◆ **SUPPLIED MATERIAL**:
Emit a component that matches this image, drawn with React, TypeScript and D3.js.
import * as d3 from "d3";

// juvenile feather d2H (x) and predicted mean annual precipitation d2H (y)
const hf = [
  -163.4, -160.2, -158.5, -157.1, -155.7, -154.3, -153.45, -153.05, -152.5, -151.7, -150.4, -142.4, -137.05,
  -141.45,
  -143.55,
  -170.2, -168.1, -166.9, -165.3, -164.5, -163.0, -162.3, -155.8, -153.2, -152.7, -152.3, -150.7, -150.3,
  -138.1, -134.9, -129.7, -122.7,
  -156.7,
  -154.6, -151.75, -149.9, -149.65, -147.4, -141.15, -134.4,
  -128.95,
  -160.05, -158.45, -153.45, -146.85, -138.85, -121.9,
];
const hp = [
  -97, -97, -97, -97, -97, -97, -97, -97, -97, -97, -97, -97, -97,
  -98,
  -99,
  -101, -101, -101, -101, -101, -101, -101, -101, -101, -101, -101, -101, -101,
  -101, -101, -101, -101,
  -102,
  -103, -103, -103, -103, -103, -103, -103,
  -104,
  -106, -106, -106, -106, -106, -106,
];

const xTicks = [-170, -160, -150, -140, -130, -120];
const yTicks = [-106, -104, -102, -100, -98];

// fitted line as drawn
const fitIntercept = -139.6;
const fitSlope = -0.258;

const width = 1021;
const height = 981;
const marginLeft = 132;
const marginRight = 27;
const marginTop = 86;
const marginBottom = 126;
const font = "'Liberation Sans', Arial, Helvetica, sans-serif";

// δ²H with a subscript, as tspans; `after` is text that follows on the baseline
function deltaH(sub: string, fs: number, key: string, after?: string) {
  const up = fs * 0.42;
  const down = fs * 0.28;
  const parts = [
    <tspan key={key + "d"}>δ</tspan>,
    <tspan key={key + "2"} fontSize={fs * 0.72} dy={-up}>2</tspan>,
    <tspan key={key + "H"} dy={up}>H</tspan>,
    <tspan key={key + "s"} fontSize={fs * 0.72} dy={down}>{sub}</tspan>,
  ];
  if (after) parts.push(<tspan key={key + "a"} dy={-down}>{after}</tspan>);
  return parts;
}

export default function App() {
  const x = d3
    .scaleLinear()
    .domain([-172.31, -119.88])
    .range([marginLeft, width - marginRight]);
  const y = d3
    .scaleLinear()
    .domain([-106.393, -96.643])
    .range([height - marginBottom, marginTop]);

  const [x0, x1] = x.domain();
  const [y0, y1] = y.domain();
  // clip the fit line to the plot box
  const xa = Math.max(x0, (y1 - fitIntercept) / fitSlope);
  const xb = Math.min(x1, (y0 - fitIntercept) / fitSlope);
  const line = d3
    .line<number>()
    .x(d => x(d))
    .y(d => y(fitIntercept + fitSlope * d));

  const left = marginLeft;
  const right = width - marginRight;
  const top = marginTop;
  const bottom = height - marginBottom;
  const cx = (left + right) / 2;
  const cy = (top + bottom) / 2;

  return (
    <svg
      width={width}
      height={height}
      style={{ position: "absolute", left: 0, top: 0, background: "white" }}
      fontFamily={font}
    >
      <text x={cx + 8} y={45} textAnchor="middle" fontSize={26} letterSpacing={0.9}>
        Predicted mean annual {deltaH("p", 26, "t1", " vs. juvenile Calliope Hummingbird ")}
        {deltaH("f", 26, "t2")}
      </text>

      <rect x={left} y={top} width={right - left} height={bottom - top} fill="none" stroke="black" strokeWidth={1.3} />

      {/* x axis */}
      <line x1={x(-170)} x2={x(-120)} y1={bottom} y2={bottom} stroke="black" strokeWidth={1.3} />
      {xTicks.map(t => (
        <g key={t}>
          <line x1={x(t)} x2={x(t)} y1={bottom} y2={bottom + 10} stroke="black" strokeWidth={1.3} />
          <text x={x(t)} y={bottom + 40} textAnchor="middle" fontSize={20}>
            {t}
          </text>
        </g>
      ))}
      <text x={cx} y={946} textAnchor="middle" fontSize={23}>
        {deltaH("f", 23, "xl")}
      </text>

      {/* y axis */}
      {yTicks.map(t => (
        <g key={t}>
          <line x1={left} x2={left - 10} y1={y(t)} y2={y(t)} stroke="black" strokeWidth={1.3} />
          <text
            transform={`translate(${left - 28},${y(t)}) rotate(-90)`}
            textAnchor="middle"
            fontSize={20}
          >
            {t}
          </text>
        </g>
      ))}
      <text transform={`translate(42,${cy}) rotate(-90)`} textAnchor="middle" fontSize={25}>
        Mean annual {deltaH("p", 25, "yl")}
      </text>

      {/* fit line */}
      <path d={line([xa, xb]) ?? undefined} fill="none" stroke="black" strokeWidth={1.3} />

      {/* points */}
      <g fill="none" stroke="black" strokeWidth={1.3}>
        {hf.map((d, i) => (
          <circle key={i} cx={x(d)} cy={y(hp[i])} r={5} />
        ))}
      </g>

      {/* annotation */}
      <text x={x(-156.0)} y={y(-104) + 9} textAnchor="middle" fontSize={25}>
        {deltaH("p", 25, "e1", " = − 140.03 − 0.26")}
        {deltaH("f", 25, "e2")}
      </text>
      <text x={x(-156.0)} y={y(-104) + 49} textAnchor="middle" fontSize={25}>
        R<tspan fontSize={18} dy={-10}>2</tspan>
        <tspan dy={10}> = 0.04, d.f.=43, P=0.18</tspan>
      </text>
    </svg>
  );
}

◆ **WRITTEN EXERCISE**: From the first line to the last, please quote the material above exactly.

◆ **THE ANSWER**:
Emit a component that matches this image, drawn with React, TypeScript and D3.js.
import * as d3 from "d3";

// juvenile feather d2H (x) and predicted mean annual precipitation d2H (y)
const hf = [
  -163.4, -160.2, -158.5, -157.1, -155.7, -154.3, -153.45, -153.05, -152.5, -151.7, -150.4, -142.4, -137.05,
  -141.45,
  -143.55,
  -170.2, -168.1, -166.9, -165.3, -164.5, -163.0, -162.3, -155.8, -153.2, -152.7, -152.3, -150.7, -150.3,
  -138.1, -134.9, -129.7, -122.7,
  -156.7,
  -154.6, -151.75, -149.9, -149.65, -147.4, -141.15, -134.4,
  -128.95,
  -160.05, -158.45, -153.45, -146.85, -138.85, -121.9,
];
const hp = [
  -97, -97, -97, -97, -97, -97, -97, -97, -97, -97, -97, -97, -97,
  -98,
  -99,
  -101, -101, -101, -101, -101, -101, -101, -101, -101, -101, -101, -101, -101,
  -101, -101, -101, -101,
  -102,
  -103, -103, -103, -103, -103, -103, -103,
  -104,
  -106, -106, -106, -106, -106, -106,
];

const xTicks = [-170, -160, -150, -140, -130, -120];
const yTicks = [-106, -104, -102, -100, -98];

// fitted line as drawn
const fitIntercept = -139.6;
const fitSlope = -0.258;

const width = 1021;
const height = 981;
const marginLeft = 132;
const marginRight = 27;
const marginTop = 86;
const marginBottom = 126;
const font = "'Liberation Sans', Arial, Helvetica, sans-serif";

// δ²H with a subscript, as tspans; `after` is text that follows on the baseline
function deltaH(sub: string, fs: number, key: string, after?: string) {
  const up = fs * 0.42;
  const down = fs * 0.28;
  const parts = [
    <tspan key={key + "d"}>δ</tspan>,
    <tspan key={key + "2"} fontSize={fs * 0.72} dy={-up}>2</tspan>,
    <tspan key={key + "H"} dy={up}>H</tspan>,
    <tspan key={key + "s"} fontSize={fs * 0.72} dy={down}>{sub}</tspan>,
  ];
  if (after) parts.push(<tspan key={key + "a"} dy={-down}>{after}</tspan>);
  return parts;
}

export default function App() {
  const x = d3
    .scaleLinear()
    .domain([-172.31, -119.88])
    .range([marginLeft, width - marginRight]);
  const y = d3
    .scaleLinear()
    .domain([-106.393, -96.643])
    .range([height - marginBottom, marginTop]);

  const [x0, x1] = x.domain();
  const [y0, y1] = y.domain();
  // clip the fit line to the plot box
  const xa = Math.max(x0, (y1 - fitIntercept) / fitSlope);
  const xb = Math.min(x1, (y0 - fitIntercept) / fitSlope);
  const line = d3
    .line<number>()
    .x(d => x(d))
    .y(d => y(fitIntercept + fitSlope * d));

  const left = marginLeft;
  const right = width - marginRight;
  const top = marginTop;
  const bottom = height - marginBottom;
  const cx = (left + right) / 2;
  const cy = (top + bottom) / 2;

  return (
    <svg
      width={width}
      height={height}
      style={{ position: "absolute", left: 0, top: 0, background: "white" }}
      fontFamily={font}
    >
      <text x={cx + 8} y={45} textAnchor="middle" fontSize={26} letterSpacing={0.9}>
        Predicted mean annual {deltaH("p", 26, "t1", " vs. juvenile Calliope Hummingbird ")}
        {deltaH("f", 26, "t2")}
      </text>

      <rect x={left} y={top} width={right - left} height={bottom - top} fill="none" stroke="black" strokeWidth={1.3} />

      {/* x axis */}
      <line x1={x(-170)} x2={x(-120)} y1={bottom} y2={bottom} stroke="black" strokeWidth={1.3} />
      {xTicks.map(t => (
        <g key={t}>
          <line x1={x(t)} x2={x(t)} y1={bottom} y2={bottom + 10} stroke="black" strokeWidth={1.3} />
          <text x={x(t)} y={bottom + 40} textAnchor="middle" fontSize={20}>
            {t}
          </text>
        </g>
      ))}
      <text x={cx} y={946} textAnchor="middle" fontSize={23}>
        {deltaH("f", 23, "xl")}
      </text>

      {/* y axis */}
      {yTicks.map(t => (
        <g key={t}>
          <line x1={left} x2={left - 10} y1={y(t)} y2={y(t)} stroke="black" strokeWidth={1.3} />
          <text
            transform={`translate(${left - 28},${y(t)}) rotate(-90)`}
            textAnchor="middle"
            fontSize={20}
          >
            {t}
          </text>
        </g>
      ))}
      <text transform={`translate(42,${cy}) rotate(-90)`} textAnchor="middle" fontSize={25}>
        Mean annual {deltaH("p", 25, "yl")}
      </text>

      {/* fit line */}
      <path d={line([xa, xb]) ?? undefined} fill="none" stroke="black" strokeWidth={1.3} />

      {/* points */}
      <g fill="none" stroke="black" strokeWidth={1.3}>
        {hf.map((d, i) => (
          <circle key={i} cx={x(d)} cy={y(hp[i])} r={5} />
        ))}
      </g>

      {/* annotation */}
      <text x={x(-156.0)} y={y(-104) + 9} textAnchor="middle" fontSize={25}>
        {deltaH("p", 25, "e1", " = − 140.03 − 0.26")}
        {deltaH("f", 25, "e2")}
      </text>
      <text x={x(-156.0)} y={y(-104) + 49} textAnchor="middle" fontSize={25}>
        R<tspan fontSize={18} dy={-10}>2</tspan>
        <tspan dy={10}> = 0.04, d.f.=43, P=0.18</tspan>
      </text>
    </svg>
  );
}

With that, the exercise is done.